WRITTEN EXERCISE:
Pictures do not belong in your copy. Repeat all the other data exactly.
Start
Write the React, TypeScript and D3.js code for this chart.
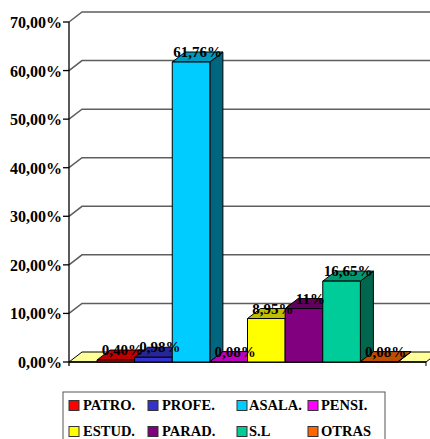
import React from 'react';
import * as d3 from 'd3';

const categories = ['PATRO.', 'PROFE.', 'ASALA.', 'PENSI.', 'ESTUD.', 'PARAD.', 'S.L', 'OTRAS'];
const values = [0.4, 0.98, 61.76, 0.08, 8.95, 11, 16.65, 0.08];
const valueLabels = ['0,40%', '0,98%', '61,76%', '0,08%', '8,95%', '11%', '16,65%', '0,08%'];
const colors = ['#FF0000', '#3333CC', '#00CCFF', '#FF00FF', '#FFFF00', '#800080', '#00CC99', '#FF6600'];
const yTicks = [0, 10, 20, 30, 40, 50, 60, 70];

const W = 430;
const H = 439;
const DX = 13;
const DY = -10;
const FONT = 'Liberation Serif';

function shade(c: string, k: number) {
  const col = d3.rgb(c);
  return d3.rgb(col.r * k, col.g * k, col.b * k).toString();
}

export default function App() {
  const y = d3.scaleLinear().domain([0, 70]).range([362, 22]);
  const x = d3.scaleBand<string>().domain(categories).range([97, 398]).padding(0);
  const floorL = 69;
  const floorR = 426;
  const y0 = y(0);
  const fmt = (v: number) => d3.format('.2f')(v).replace('.', ',') + '%';
  const pts = (a: [number, number][]) => a.map((p) => p.join(',')).join(' ');

  const legendCols = [69, 148, 237, 308];
  const legendText = [83, 162, 249, 321];
  const legendRows = [410, 436];

  return (
    <svg width={W} height={H} style={{ position: 'absolute', left: 0, top: 0, background: '#fff' }}>
      {yTicks.map((t) =>
        t > 0 ? (
          <polyline
            key={'g' + t}
            points={pts([
              [floorL, y(t)],
              [floorL + DX, y(t) + DY],
              [W + 10, y(t) + DY],
            ])}
            fill="none"
            stroke="#5e5e5e"
            strokeWidth={1.5}
          />
        ) : null
      )}
      <polygon
        points={pts([
          [floorL, y0],
          [floorR, y0],
          [floorR + DX, y0 + DY],
          [floorL + DX, y0 + DY],
        ])}
        fill="#FFFF99"
        stroke="#000"
        strokeWidth={1}
      />
      <line x1={floorL} x2={floorL} y1={y(70)} y2={y0 + 4} stroke="#000" strokeWidth={1.3} />
      <line x1={floorL} x2={floorR} y1={y0} y2={y0} stroke="#000" strokeWidth={1.3} />
      <line x1={floorR} x2={floorR} y1={y0} y2={y0 + 4} stroke="#000" strokeWidth={1} />
      {yTicks.map((t) => (
        <g key={'t' + t}>
          <line x1={floorL - 6} x2={floorL} y1={y(t)} y2={y(t)} stroke="#000" strokeWidth={1.3} />
          <text x={62} y={y(t) + 6} textAnchor="end" fontFamily={FONT} fontWeight="bold" fontSize={16} fill="#000">
            {fmt(t)}
          </text>
        </g>
      ))}
      {categories.map((c, i) => {
        const x0 = x(c)!;
        const x1 = x0 + x.bandwidth();
        const yt = y(values[i]);
        return (
          <g key={c} stroke="#000" strokeWidth={1} strokeLinejoin="round">
            <polygon
              points={pts([
                [x1, y0],
                [x1 + DX, y0 + DY],
                [x1 + DX, yt + DY],
                [x1, yt],
              ])}
              fill={shade(colors[i], 0.5)}
            />
            <polygon
              points={pts([
                [x0, yt],
                [x1, yt],
                [x1 + DX, yt + DY],
                [x0 + DX, yt + DY],
              ])}
              fill={shade(colors[i], 0.75)}
            />
            <rect x={x0} y={yt} width={x1 - x0} height={y0 - yt} fill={colors[i]} />
          </g>
        );
      })}
      {categories.map((c, i) => (
        <text
          key={'l' + c}
          x={x(c)! + x.bandwidth() / 2 + DX / 2}
          y={y(values[i]) - 5}
          textAnchor="middle"
          fontFamily={FONT}
          fontWeight="bold"
          fontSize={15}
          fill="#000"
        >
          {valueLabels[i]}
        </text>
      ))}
      <rect x={63} y={392} width={322} height={60} fill="#fff" stroke="#555" strokeWidth={1} />
      {categories.map((c, i) => {
        const col = i % 4;
        const row = Math.floor(i / 4);
        const sx = legendCols[col];
        const by = legendRows[row];
        return (
          <g key={'lg' + c}>
            <rect x={sx} y={by - 9.5} width={10} height={10} fill={colors[i]} stroke="#333" strokeWidth={1} />
            <text x={legendText[col]} y={by} fontFamily={FONT} fontWeight="bold" fontSize={14.5} fill="#000">
              {c}
            </text>
          </g>
        );
      })}
    </svg>
  );
}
End
COMPLETE OUTPUT:
Write the React, TypeScript and D3.js code for this chart.
import React from 'react';
import * as d3 from 'd3';

const categories = ['PATRO.', 'PROFE.', 'ASALA.', 'PENSI.', 'ESTUD.', 'PARAD.', 'S.L', 'OTRAS'];
const values = [0.4, 0.98, 61.76, 0.08, 8.95, 11, 16.65, 0.08];
const valueLabels = ['0,40%', '0,98%', '61,76%', '0,08%', '8,95%', '11%', '16,65%', '0,08%'];
const colors = ['#FF0000', '#3333CC', '#00CCFF', '#FF00FF', '#FFFF00', '#800080', '#00CC99', '#FF6600'];
const yTicks = [0, 10, 20, 30, 40, 50, 60, 70];

const W = 430;
const H = 439;
const DX = 13;
const DY = -10;
const FONT = 'Liberation Serif';

function shade(c: string, k: number) {
  const col = d3.rgb(c);
  return d3.rgb(col.r * k, col.g * k, col.b * k).toString();
}

export default function App() {
  const y = d3.scaleLinear().domain([0, 70]).range([362, 22]);
  const x = d3.scaleBand<string>().domain(categories).range([97, 398]).padding(0);
  const floorL = 69;
  const floorR = 426;
  const y0 = y(0);
  const fmt = (v: number) => d3.format('.2f')(v).replace('.', ',') + '%';
  const pts = (a: [number, number][]) => a.map((p) => p.join(',')).join(' ');

  const legendCols = [69, 148, 237, 308];
  const legendText = [83, 162, 249, 321];
  const legendRows = [410, 436];

  return (
    <svg width={W} height={H} style={{ position: 'absolute', left: 0, top: 0, background: '#fff' }}>
      {yTicks.map((t) =>
        t > 0 ? (
          <polyline
            key={'g' + t}
            points={pts([
              [floorL, y(t)],
              [floorL + DX, y(t) + DY],
              [W + 10, y(t) + DY],
            ])}
            fill="none"
            stroke="#5e5e5e"
            strokeWidth={1.5}
          />
        ) : null
      )}
      <polygon
        points={pts([
          [floorL, y0],
          [floorR, y0],
          [floorR + DX, y0 + DY],
          [floorL + DX, y0 + DY],
        ])}
        fill="#FFFF99"
        stroke="#000"
        strokeWidth={1}
      />
      <line x1={floorL} x2={floorL} y1={y(70)} y2={y0 + 4} stroke="#000" strokeWidth={1.3} />
      <line x1={floorL} x2={floorR} y1={y0} y2={y0} stroke="#000" strokeWidth={1.3} />
      <line x1={floorR} x2={floorR} y1={y0} y2={y0 + 4} stroke="#000" strokeWidth={1} />
      {yTicks.map((t) => (
        <g key={'t' + t}>
          <line x1={floorL - 6} x2={floorL} y1={y(t)} y2={y(t)} stroke="#000" strokeWidth={1.3} />
          <text x={62} y={y(t) + 6} textAnchor="end" fontFamily={FONT} fontWeight="bold" fontSize={16} fill="#000">
            {fmt(t)}
          </text>
        </g>
      ))}
      {categories.map((c, i) => {
        const x0 = x(c)!;
        const x1 = x0 + x.bandwidth();
        const yt = y(values[i]);
        return (
          <g key={c} stroke="#000" strokeWidth={1} strokeLinejoin="round">
            <polygon
              points={pts([
                [x1, y0],
                [x1 + DX, y0 + DY],
                [x1 + DX, yt + DY],
                [x1, yt],
              ])}
              fill={shade(colors[i], 0.5)}
            />
            <polygon
              points={pts([
                [x0, yt],
                [x1, yt],
                [x1 + DX, yt + DY],
                [x0 + DX, yt + DY],
              ])}
              fill={shade(colors[i], 0.75)}
            />
            <rect x={x0} y={yt} width={x1 - x0} height={y0 - yt} fill={colors[i]} />
          </g>
        );
      })}
      {categories.map((c, i) => (
        <text
          key={'l' + c}
          x={x(c)! + x.bandwidth() / 2 + DX / 2}
          y={y(values[i]) - 5}
          textAnchor="middle"
          fontFamily={FONT}
          fontWeight="bold"
          fontSize={15}
          fill="#000"
        >
          {valueLabels[i]}
        </text>
      ))}
      <rect x={63} y={392} width={322} height={60} fill="#fff" stroke="#555" strokeWidth={1} />
      {categories.map((c, i) => {
        const col = i % 4;
        const row = Math.floor(i / 4);
        const sx = legendCols[col];
        const by = legendRows[row];
        return (
          <g key={'lg' + c}>
            <rect x={sx} y={by - 9.5} width={10} height={10} fill={colors[i]} stroke="#333" strokeWidth={1} />
            <text x={legendText[col]} y={by} fontFamily={FONT} fontWeight="bold" fontSize={14.5} fill="#000">
              {c}
            </text>
          </g>
        );
      })}
    </svg>
  );
}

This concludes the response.